The Flow is the visual representation of a data pipeline, showing datasets and their transformations (through what we call Recipes). Thanks to the Flow, Dataiku is aware of the dependencies each dataset has and can optimally rebuild datasets whenever one of the parent datasets or recipes has been modified. Note that the dependency of the data can be set using a finer granularity than the dataset using partitions to minimize computation time.

Building a single dataset

Click on the build icon in the Actions menu. A modal appears to set the build options:

"Choosing the type of build for a dataset"

The first option will run the recipe outputting the dataset. This is used when one wants to recompute only the current dataset for example after modifying the recipe or the dataset schema. It does not take into account any changes upstream of the dataset.

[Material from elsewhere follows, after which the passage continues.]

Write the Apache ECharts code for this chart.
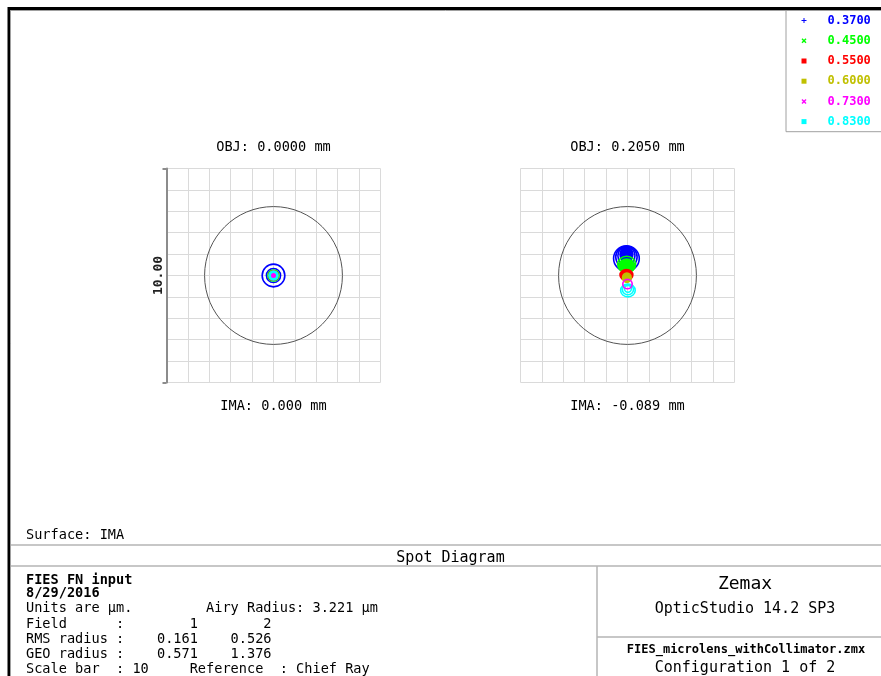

The second option “Recursive” will recompute whatever is necessary upstream, depending on what has changed recently. Three sub-options are available :

"Choosing the recursive build option"
  • Smart reconstruction is aware of changes made upstream and first rebuilds any dataset that requires an update due to changes in the Flow. These changes could be the edition of a recipe or the addition of new data into one of the data sets. Then, it rebuilds the selected dataset.

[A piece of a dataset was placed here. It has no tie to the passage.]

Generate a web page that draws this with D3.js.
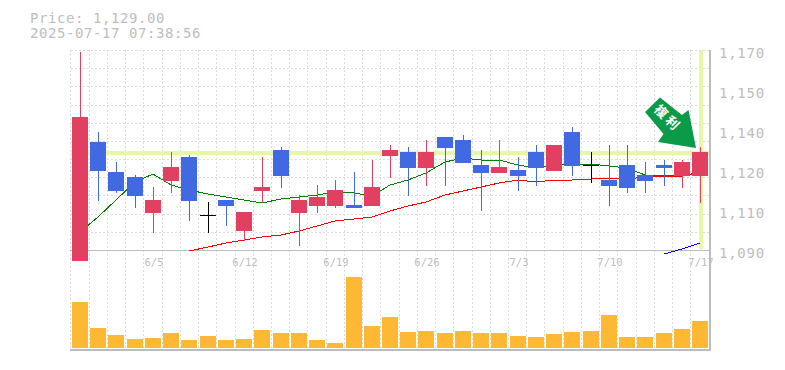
<!DOCTYPE html>
<html>
<head>
<meta charset="utf-8">
<script src="https://cdn.jsdelivr.net/npm/d3@7"></script>
<style>
    html, body { margin: 0; padding: 0; background: #fff; }
    text { font-family: "DejaVu Sans Mono", monospace; }
</style>
</head>
<body>
<div id="chart"></div>
<script>
const titleLines = ["Price: 1,129.00", "2025-07-17 07:38:56"];
const priceTicks = [1090, 1106, 1122, 1138, 1154, 1170];
const priceTickLabels = ["1,090", "1,110", "1,120", "1,140", "1,150", "1,170"];
const dateLabels = ["", "", "", "", "6/5", "", "", "", "", "6/12", "", "", "", "", "6/19", "", "", "", "", "6/26", "", "", "", "", "7/3", "", "", "", "", "7/10", "", "", "", "", "7/17"];

const opens = [1085.8, 1133.4, 1121.4, 1119.4, 1105, 1117.8, 1127.4, 1104.2, 1110.2, 1097.8, 1113.8, 1130.2, 1105, 1107.8, 1107.8, 1108.2, 1107.8, 1127.8, 1129.4, 1123, 1135.4, 1134.2, 1124.2, 1121, 1122.2, 1129.4, 1121.8, 1137.4, 1124.2, 1118.2, 1124.2, 1120.2, 1124.2, 1119.8, 1119.8];
const closes = [1143.4, 1121.8, 1113.8, 1111.8, 1110.2, 1123.4, 1109.8, 1104.2, 1107.8, 1105.4, 1115.4, 1119.8, 1110.2, 1111.4, 1114.2, 1107, 1115.4, 1130.2, 1123, 1129.4, 1131, 1125, 1121, 1123.4, 1119.8, 1123, 1132.2, 1123.8, 1124.2, 1115.8, 1115, 1117.8, 1123, 1125.4, 1129.4];
const highs = [1169.4, 1137.4, 1125.4, 1120.2, 1115.4, 1129.4, 1128.2, 1109.4, 1110.2, 1105.4, 1127.4, 1131.4, 1112.2, 1116.2, 1118.2, 1121.4, 1126.2, 1132.2, 1131.4, 1134.2, 1135.4, 1136.2, 1130.2, 1134.2, 1127.4, 1132.2, 1132.2, 1139.4, 1129.4, 1132.2, 1132.2, 1125.4, 1126.2, 1126.2, 1131.4];
const lows = [1085.8, 1109.8, 1113, 1107, 1097, 1113, 1101.8, 1097, 1099.8, 1093.8, 1109, 1115, 1091.8, 1105, 1107, 1107, 1107.8, 1119, 1111.8, 1115.8, 1115.8, 1125, 1105.8, 1121, 1113.8, 1115.8, 1121.8, 1119.8, 1117, 1107.8, 1113, 1113, 1115.8, 1115, 1109];
const volumes = [460, 200, 130, 90, 100, 150, 80, 120, 80, 90, 180, 150, 150, 80, 50, 710, 220, 310, 160, 170, 150, 170, 150, 150, 120, 110, 140, 160, 170, 330, 110, 110, 150, 190, 270];

const maShort = [1097.4, 1103.4, 1110.2, 1117.4, 1120.6, 1116.2, 1114.2, 1112.6, 1111.4, 1110.2, 1109, 1110.6, 1111.4, 1112.2, 1113.4, 1113, 1111.8, 1116.2, 1118.2, 1121, 1125.4, 1127, 1126.2, 1126.2, 1124.2, 1123, 1124.2, 1124.6, 1124.6, 1123.8, 1123, 1120.2, 1119.8, 1120.2, 1121];
const maMid = [null, null, null, null, null, null, 1089.8, 1091.4, 1093, 1094.2, 1095.4, 1096.2, 1097.8, 1099.8, 1101.8, 1102.6, 1103.4, 1105.8, 1107.8, 1109.4, 1112.2, 1113.8, 1115.4, 1117, 1118.2, 1117.4, 1118.2, 1118.2, 1118.6, 1119, 1118.6, 1119.4, 1119.8, 1119.8, 1121];
const maLong = new Array(32).fill(null).concat([1088.6, 1090.6, 1093]);

const lastPrice = 1129;
const width = 785, height = 370;
const upColor = "#e24060", downColor = "#4169e1", flatColor = "#000";
const labelColor = "#bdbdbd", axisColor = "#bdbdbd", gridColor = "#dcdcdc", markerColor = "#e6f7a8";
const barWidth = 16;

const days = d3.range(opens.length);

const xScale = d3.scaleBand()
    .domain(days)
    .range([70.9, 709.1])
    .paddingInner(0.1226)
    .paddingOuter(0.0613);
const xCenter = function(i) { return Math.round(xScale(i) + xScale.bandwidth() / 2); };
const xEdge = function(i) { return Math.floor(xScale(i) - xScale.step() * 0.0613) + 0.5; };

const yPrice = d3.scaleLinear().domain([1090, 1170]).range([250.5, 50.5]);
const yVolume = d3.scaleLinear().domain([0, 710]).range([348, 277]);

const svg = d3.select("#chart")
    .append("svg")
        .attr("width", width)
        .attr("height", height)
        .style("display", "block");

// GRID
const gridRows = d3.range(0, 11).map(function(i) { return 50.5 + i * 200 / 11; });
svg.append("g").selectAll("line")
    .data(gridRows)
    .enter()
    .append("line")
        .attr("x1", 71)
        .attr("x2", 710)
        .attr("y1", function(d) { return Math.round(d - 0.5) + 0.5; })
        .attr("y2", function(d) { return Math.round(d - 0.5) + 0.5; })
        .attr("stroke", gridColor)
        .attr("stroke-dasharray", "2,2");
svg.append("g").selectAll("line")
    .data(days)
    .enter()
    .append("line")
        .attr("x1", xEdge)
        .attr("x2", xEdge)
        .attr("y1", 50)
        .attr("y2", 350)
        .attr("stroke", gridColor)
        .attr("stroke-dasharray", "2,2");

// MARKER LINES FOR THE LAST PRICE
svg.append("line")
    .attr("x1", 71)
    .attr("x2", 709)
    .attr("y1", Math.round(yPrice(lastPrice)))
    .attr("y2", Math.round(yPrice(lastPrice)))
    .attr("stroke", markerColor)
    .attr("stroke-width", 4);
svg.append("line")
    .attr("x1", xCenter(days.length - 1) + 1)
    .attr("x2", xCenter(days.length - 1) + 1)
    .attr("y1", 50)
    .attr("y2", 249)
    .attr("stroke", markerColor)
    .attr("stroke-width", 4);

// FRAME
svg.append("line").attr("x1", 70).attr("x2", 711).attr("y1", 250.5).attr("y2", 250.5).attr("stroke", axisColor);
svg.append("line").attr("x1", 70).attr("x2", 711).attr("y1", 350).attr("y2", 350).attr("stroke", axisColor).attr("stroke-width", 2);
svg.append("line").attr("x1", 710).attr("x2", 710).attr("y1", 50).attr("y2", 351).attr("stroke", axisColor).attr("stroke-width", 2);

// MOVING AVERAGES
const maLine = d3.line()
    .defined(function(d) { return d !== null; })
    .x(function(d, i) { return xCenter(i); })
    .y(function(d) { return yPrice(d); });
[[maShort, "#008000"], [maMid, "#ff0000"], [maLong, "#0000ff"]].forEach(function(ma) {
    svg.append("path")
        .attr("d", maLine(ma[0]))
        .attr("fill", "none")
        .attr("stroke", ma[1])
        .attr("stroke-width", 1)
        .attr("shape-rendering", "crispEdges");
});

// CANDLES
const candleColor = function(i) {
    if (closes[i] > opens[i]) return upColor;
    if (closes[i] < opens[i]) return downColor;
    return flatColor;
};
svg.append("g").selectAll("line")
    .data(days)
    .enter()
    .append("line")
        .attr("x1", function(i) { return xCenter(i) + 0.5; })
        .attr("x2", function(i) { return xCenter(i) + 0.5; })
        .attr("y1", function(i) { return yPrice(highs[i]); })
        .attr("y2", function(i) { return yPrice(lows[i]); })
        .attr("stroke", candleColor)
        .attr("stroke-width", 1);
svg.append("g").selectAll("rect")
    .data(days)
    .enter()
    .append("rect")
        .attr("x", function(i) { return xCenter(i) - barWidth / 2; })
        .attr("y", function(i) { return Math.round(yPrice(Math.max(opens[i], closes[i]))); })
        .attr("width", barWidth)
        .attr("height", function(i) { return Math.max(1, Math.round(Math.abs(opens[i] - closes[i]) * 2.5)); })
        .attr("fill", candleColor);

// VOLUME
svg.append("g").selectAll("rect")
    .data(days)
    .enter()
    .append("rect")
        .attr("x", function(i) { return xCenter(i) - barWidth / 2; })
        .attr("y", function(i) { return yVolume(volumes[i]); })
        .attr("width", barWidth)
        .attr("height", function(i) { return yVolume(0) - yVolume(volumes[i]); })
        .attr("fill", "#ffb833");

// ARROW, ANCHORED ON THE LAST CANDLE
const arrow = svg.append("g")
    .attr("transform", `translate(${xCenter(days.length - 1) - 4},${yPrice(highs[days.length - 1]) + 1})`);
arrow.append("polygon")
    .attr("points", "0,0 -7.5,-38 -14,-33 -36,-50.5 -51,-36 -32.5,-14 -38,-6")
    .attr("fill", "#0a9a48");
arrow.append("text")
    .attr("transform", "translate(-29,-29) rotate(45)")
    .attr("text-anchor", "middle")
    .attr("dominant-baseline", "middle")
    .attr("font-size", 13)
    .attr("font-weight", "bold")
    .attr("letter-spacing", 3)
    .style("font-family", "'Noto Sans CJK JP'")
    .attr("fill", "#fff")
    .text("複利");

// LABELS
svg.append("g").selectAll("text")
    .data(priceTicks)
    .enter()
    .append("text")
        .attr("x", 719)
        .attr("y", function(d) { return yPrice(d) + 7.5; })
        .attr("font-size", 14)
        .attr("letter-spacing", 0.75)
        .attr("fill", labelColor)
        .text(function(d, i) { return priceTickLabels[i]; });
svg.append("g").selectAll("text")
    .data(days.filter(function(i) { return dateLabels[i] !== ""; }))
    .enter()
    .append("text")
        .attr("x", function(i) { return xCenter(i) + 1; })
        .attr("y", 266)
        .attr("text-anchor", "middle")
        .attr("font-size", 10.5)
        .attr("fill", labelColor)
        .text(function(i) { return dateLabels[i]; });
svg.append("g").selectAll("text")
    .data(titleLines)
    .enter()
    .append("text")
        .attr("x", 30)
        .attr("y", function(d, i) { return 23 + i * 15; })
        .attr("font-size", 14)
        .attr("letter-spacing", 0.57)
        .attr("fill", labelColor)
        .text(function(d) { return d; });
</script>
</body>
</html>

  • Force recursive rebuild rebuilds all of the dependencies of the selected datasets going back to the start of the flow.

  • Missing data only builds any missing dependent datasets. This option does not rebuild dependencies affected by changes in the Flow. Instead, it only rebuilds the datasets that are completely missing. This option is useful if you have flushed some intermediary dataset upstream and you want to recompute datasets downstream.

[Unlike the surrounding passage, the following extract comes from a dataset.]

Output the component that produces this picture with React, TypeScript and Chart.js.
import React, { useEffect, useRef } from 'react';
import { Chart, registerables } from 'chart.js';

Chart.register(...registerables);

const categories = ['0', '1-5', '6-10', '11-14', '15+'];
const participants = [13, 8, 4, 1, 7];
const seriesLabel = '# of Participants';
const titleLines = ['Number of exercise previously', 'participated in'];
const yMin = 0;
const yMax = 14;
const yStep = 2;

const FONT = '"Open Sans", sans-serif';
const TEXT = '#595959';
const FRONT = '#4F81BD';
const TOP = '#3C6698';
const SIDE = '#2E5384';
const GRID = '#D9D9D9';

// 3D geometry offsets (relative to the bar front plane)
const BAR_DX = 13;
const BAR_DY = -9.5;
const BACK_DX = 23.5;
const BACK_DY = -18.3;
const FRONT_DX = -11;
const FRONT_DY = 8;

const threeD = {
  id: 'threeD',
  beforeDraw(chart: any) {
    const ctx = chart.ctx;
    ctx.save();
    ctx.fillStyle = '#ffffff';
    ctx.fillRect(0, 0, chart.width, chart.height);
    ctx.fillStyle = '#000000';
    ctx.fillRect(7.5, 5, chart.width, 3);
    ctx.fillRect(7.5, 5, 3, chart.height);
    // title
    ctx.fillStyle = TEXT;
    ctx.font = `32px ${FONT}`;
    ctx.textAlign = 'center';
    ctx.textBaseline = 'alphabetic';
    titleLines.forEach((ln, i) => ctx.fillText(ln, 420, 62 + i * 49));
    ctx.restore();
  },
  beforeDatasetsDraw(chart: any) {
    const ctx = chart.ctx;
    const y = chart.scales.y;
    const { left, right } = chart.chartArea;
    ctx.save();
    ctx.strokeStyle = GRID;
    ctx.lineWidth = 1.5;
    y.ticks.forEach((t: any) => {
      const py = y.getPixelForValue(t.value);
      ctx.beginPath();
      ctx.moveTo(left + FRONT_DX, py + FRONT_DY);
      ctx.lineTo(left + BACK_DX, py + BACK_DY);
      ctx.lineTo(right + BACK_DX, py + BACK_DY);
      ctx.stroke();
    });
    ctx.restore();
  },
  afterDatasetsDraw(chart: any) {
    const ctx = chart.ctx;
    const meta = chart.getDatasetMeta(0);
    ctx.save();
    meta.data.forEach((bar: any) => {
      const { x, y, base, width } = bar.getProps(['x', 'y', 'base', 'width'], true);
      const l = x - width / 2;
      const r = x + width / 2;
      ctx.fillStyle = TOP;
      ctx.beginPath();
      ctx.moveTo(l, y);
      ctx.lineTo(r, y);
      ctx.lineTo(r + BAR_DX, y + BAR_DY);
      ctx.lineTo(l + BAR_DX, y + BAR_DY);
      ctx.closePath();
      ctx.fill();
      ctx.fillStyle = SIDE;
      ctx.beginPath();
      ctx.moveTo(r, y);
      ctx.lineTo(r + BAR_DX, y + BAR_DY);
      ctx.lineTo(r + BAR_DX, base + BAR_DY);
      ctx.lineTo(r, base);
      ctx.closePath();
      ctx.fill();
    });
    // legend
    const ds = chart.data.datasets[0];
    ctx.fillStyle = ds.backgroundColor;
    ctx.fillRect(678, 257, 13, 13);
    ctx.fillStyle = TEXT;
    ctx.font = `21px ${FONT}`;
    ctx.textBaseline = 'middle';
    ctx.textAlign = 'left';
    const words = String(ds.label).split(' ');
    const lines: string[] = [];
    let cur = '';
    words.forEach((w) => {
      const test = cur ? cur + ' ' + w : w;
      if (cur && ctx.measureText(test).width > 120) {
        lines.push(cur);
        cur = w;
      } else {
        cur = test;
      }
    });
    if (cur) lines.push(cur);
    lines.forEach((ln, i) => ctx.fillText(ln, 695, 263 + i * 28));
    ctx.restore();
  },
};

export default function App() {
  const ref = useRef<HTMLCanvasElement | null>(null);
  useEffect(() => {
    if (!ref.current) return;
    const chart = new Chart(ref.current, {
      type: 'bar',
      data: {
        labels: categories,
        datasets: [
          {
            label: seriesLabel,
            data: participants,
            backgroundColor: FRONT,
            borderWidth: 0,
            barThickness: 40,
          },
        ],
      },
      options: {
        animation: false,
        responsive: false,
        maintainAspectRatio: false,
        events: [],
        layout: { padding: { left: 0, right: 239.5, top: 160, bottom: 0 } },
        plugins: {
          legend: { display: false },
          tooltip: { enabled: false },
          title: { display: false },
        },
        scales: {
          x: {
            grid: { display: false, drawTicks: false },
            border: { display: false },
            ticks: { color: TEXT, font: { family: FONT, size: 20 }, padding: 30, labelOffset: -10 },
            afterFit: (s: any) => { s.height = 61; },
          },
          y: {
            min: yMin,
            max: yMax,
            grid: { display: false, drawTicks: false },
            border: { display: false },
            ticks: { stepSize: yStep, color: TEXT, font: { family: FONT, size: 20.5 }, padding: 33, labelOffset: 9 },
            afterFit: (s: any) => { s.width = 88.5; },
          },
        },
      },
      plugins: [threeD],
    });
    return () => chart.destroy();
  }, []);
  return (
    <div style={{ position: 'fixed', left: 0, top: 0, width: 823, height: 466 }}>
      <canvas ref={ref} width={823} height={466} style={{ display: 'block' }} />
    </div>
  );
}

When one wants to pick more precisely which upstream datasets to build or not, she can set an option above and click on the Preview button.

"The Preview button to build a dependencies graph for a dataset"

The dependencies graph will then be analyzed to compute the precise activities required. The user will then be able disable the unnecessary processes one by one either in the list of activities or in the graph view.

"The dependencies graph for a dataset"

Build the final datasets

When one wants to build all the datasets of a project, she can click on the build all button at the bottom right of the flow or right-click on a dataset in the flow and select the option rebuild from here in the menu Tools.

"Flow showing options for how to build the final datasets"

Note: Using the rebuild from here tool, the datasets required to built those final datasets may include datasets upstream of the original one.

Automating the rebuild

Note that you can schedule or automate reconstruction using complex triggers thanks to our scenario system. Please refer to the Automation course for more details.